Yard Act, Barrowland Ballroom, Glasgow review - a transcendent victory lap | reviews, news & interviews
Yard Act, Barrowland Ballroom, Glasgow review - a transcendent victory lap
Yard Act, Barrowland Ballroom, Glasgow review - a transcendent victory lap
The Leeds band confirmed their status as a thrilling, vital group
Before even a note was struck, Yard Act’s singer James Smith was setting the bar high. “Over the past two days everyone we’ve met in Glasgow has been telling us this is the best gig we’ll ever play”, he declared, as soon as the Leeds band arrived onstage.
That might sound like overzealous hype, but this was a beefed up set that possessed power, passion and playfulness all at once. This current short jaunt for the group is essentially a victory lap for last year’s “The Overload” record, but there was no sense of a band tired of their debut. Instead the foursome, here bolstered by an additional musician on keyboards and saxophone, seemed energised by the size of the crowd and the venue, but without ever losing the wryness that runs through their work.
Immediately the opening call and response of “Rich” was greeted euphorically, and Smith teased the audience for getting ahead of themselves and blaring out the song’s title too early. This sense of humour was present all night, and it gives the group a matey feeling without ever descending into grinning japery. Instead Smith displayed a stand up comic’s timing to declare halfway through that this really was the best night of their career, before adding after a pause “except maybe for that one show in Edinburgh”. The response was both pantomime booing and then a seeming determination from the heaving mass of bodies at the barriers to bounce even harder.
They had plenty to leap to, or dance to, depending on your preference. Yard Act are a band that can duck and dive with subtlety, as on the dexterous funk of “Dark Days” or the sublime pop of “100% Endurance”, and then deliver a heavyweight swing, such as the thundering noise of “The Trenchcoat Museum” or the oi oi punk throwback of “Witness (Can I Get A), the latter speeding by superbly.
Smith strode about like a street preacher on the loose, and the rhythm section of drummer Jay Russell and bassist Ryan Needham created a tight, driving foundation.

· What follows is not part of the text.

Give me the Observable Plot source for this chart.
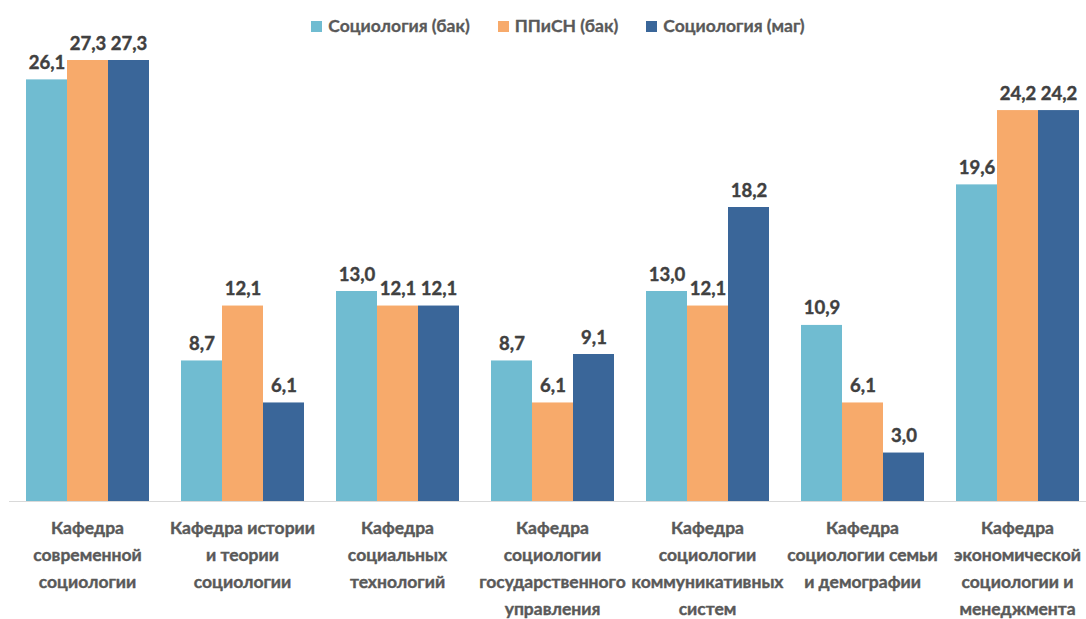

When it built up a head of steam the effect was compelling in its ferocity, from the hollering emotional catharsis of “Payday” to an intense, set closing “The Trapper’s Pelts”.
These were songs that sound so large now, and yet are still full of heart, whether for the eager teenagers pogoing at the front or the myriad couples and groups nearer the back, who looked old enough to recall seeing Gang of Four or the Fall in their prime and yet were soon pulling shapes with abandon here as well, forgetting the past and living for the present.
That was never truer than on the several minute long character vignette of “Tall Poppies”, which saw Smith insist the crowd keep pogoing, and indeed crowd surfing, during a spoken word section, before driving to a climax that included guitarist Sam Shipstone windmilling away and the singer drop some of the best howling since Warren Zevon cued up “Werewolves of London”. It clattered to a conclusion, greeted by a roar of cheering and a bellowed “Coooommeeee onnnnnn” from someone in the sweatpit. Quite.